» WHAT IS REQUIRED:
Extract the lines of the material below, beginning with the first and ending with the line that holds "import plotly.graph_objects as go". Skip every picture.

» DATA:
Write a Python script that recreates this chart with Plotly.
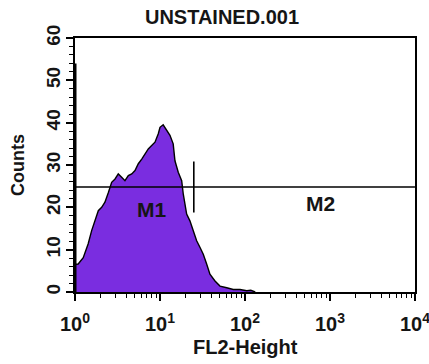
import math
import plotly.graph_objects as go

# ---- data ----
fl2_height = [1.0, 1.09, 1.25, 1.43, 1.57, 1.72, 1.88, 2.06, 2.25, 2.47, 2.70, 2.96, 3.23,
              3.54, 3.87, 4.24, 4.65, 5.08, 5.56, 6.10, 6.67, 7.28, 7.98, 8.73, 9.55,
              10.0, 10.9, 12.0, 13.1, 14.3, 15.0, 16.4, 18.0, 18.8, 19.7, 20.6, 22.5,
              24.7, 27.0, 29.6, 32.3, 35.4, 38.7, 44.4, 50.8, 61.0, 72.8, 87.3, 105,
              117, 132]
counts = [6.5, 6.6, 8.1, 11.4, 14.5, 16.8, 19.2, 20.0, 21.2, 23.5, 25.9, 26.7, 27.9,
          27.1, 26.3, 27.5, 27.9, 28.7, 30.3, 31.4, 32.6, 33.8, 34.6, 35.4, 37.4,
          38.9, 39.5, 38.2, 37.0, 35.0, 31.0, 28.3, 26.3, 23.1, 20.0, 18.4, 16.8,
          14.5, 12.1, 10.5, 8.9, 6.6, 4.2, 2.6, 1.4, 1.0, 0.6, 0.6, 0.3,
          0.4, 0.0]
pileup_channel = 1.0
pileup_count = 54

gate_level = 24.8
m1_range = [1.0, 25.0]
m2_range = [25.0, 10000.0]
gate_labels = ["M1", "M2"]
gate_label_pos = [8.0, 780.0]
gate_label_count = [19.6, 20.8]

x_tickvals = [1, 10, 100, 1000, 10000]
x_ticktext = ["10<sup>0</sup>", "10<sup>1</sup>", "10<sup>2</sup>", "10<sup>3</sup>", "10<sup>4</sup>"]
y_tickvals = [0, 10, 20, 30, 40, 50, 60]

title_text = "UNSTAINED.001"
x_title = "FL2-Height"
y_title = "Counts"

FONT = "Liberation Sans, Arial, sans-serif"
PURPLE = "#7a2de0"
INK = "#151515"

fig = go.Figure()

# histogram
fig.add_trace(go.Scatter(
    x=fl2_height, y=counts, mode="lines", fill="tozeroy",
    fillcolor=PURPLE, line=dict(color="black", width=1.4), hoverinfo="skip"))

# off-scale pile-up in first channel (drawn along the axis)
fig.add_trace(go.Scatter(
    x=[pileup_channel, pileup_channel], y=[0, pileup_count], mode="lines",
    line=dict(color="black", width=3), hoverinfo="skip"))

# markers M1 / M2
fig.add_trace(go.Scatter(
    x=m1_range, y=[gate_level, gate_level], mode="lines",
    line=dict(color="black", width=1.6), hoverinfo="skip"))
fig.add_trace(go.Scatter(
    x=m2_range, y=[gate_level, gate_level], mode="lines",
    line=dict(color="black", width=1.6), hoverinfo="skip"))
fig.add_trace(go.Scatter(
    x=[m1_range[1], m1_range[1]], y=[gate_level - 6, gate_level + 6], mode="lines",
    line=dict(color="black", width=1.6), hoverinfo="skip"))

for lab, xv, yv in zip(gate_labels, gate_label_pos, gate_label_count):
    fig.add_annotation(x=math.log10(xv), y=yv, xref="x", yref="y", text=lab, showarrow=False,
                       font=dict(family=FONT, size=21, color=INK, weight="bold"),
                       xanchor="center", yanchor="middle")

fig.update_layout(
    width=429, height=364,
    margin=dict(l=75, r=14, t=38, b=72, autoexpand=False),
    paper_bgcolor="white", plot_bgcolor="white",
    showlegend=False,
    font=dict(family=FONT, color=INK),
    title=dict(text=title_text, x=222 / 429, xref="container", xanchor="center",
               y=1 - 17 / 364, yref="container", yanchor="middle",
               font=dict(family=FONT, size=20, color=INK, weight="bold")),
)

fig.update_xaxes(
    type="log", range=[0, 4.0005], showgrid=False, zeroline=False, automargin=False,
    showline=True, linecolor="black", linewidth=2, mirror=True,
    ticks="outside", ticklen=7, tickwidth=1.5, tickcolor="black",
    tickvals=x_tickvals, ticktext=x_ticktext,
    tickfont=dict(family=FONT, size=20, color=INK, weight="bold"),
    ticklabelstandoff=6, ticklabeloverflow="allow",
    minor=dict(ticks="outside", ticklen=4, tickwidth=1.2, tickcolor="black",
               tickvals=[m * 10 ** d for d in range(4) for m in range(2, 10)]),
)
fig.update_yaxes(
    range=[0, 60], showgrid=False, zeroline=False, automargin=False,
    showline=True, linecolor="black", linewidth=2, mirror=True,
    ticks="outside", ticklen=7, tickwidth=1.5, tickcolor="black",
    tickvals=y_tickvals, tickangle=-90,
    tickfont=dict(family=FONT, size=19, color=INK, weight="bold"),
    ticklabelstandoff=-2,
    minor=dict(ticks="outside", ticklen=4, tickwidth=1.2, tickcolor="black", dtick=2),
)

fig.add_annotation(x=0.5, y=0.0, xref="paper", yref="paper", text=x_title,
                   showarrow=False, xanchor="center", yanchor="middle",
                   yshift=-55, font=dict(family=FONT, size=20, color=INK, weight="bold"))
fig.add_annotation(x=0, y=0.5, xref="paper", yref="paper", text=y_title,
                   showarrow=False, xanchor="center", yanchor="middle",
                   xshift=-57, textangle=-90,
                   font=dict(family=FONT, size=18, color=INK, weight="bold"))

fig.write_html("out.html")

» OUTPUT FOR THIS TASK:
Write a Python script that recreates this chart with Plotly.
import math
import plotly.graph_objects as go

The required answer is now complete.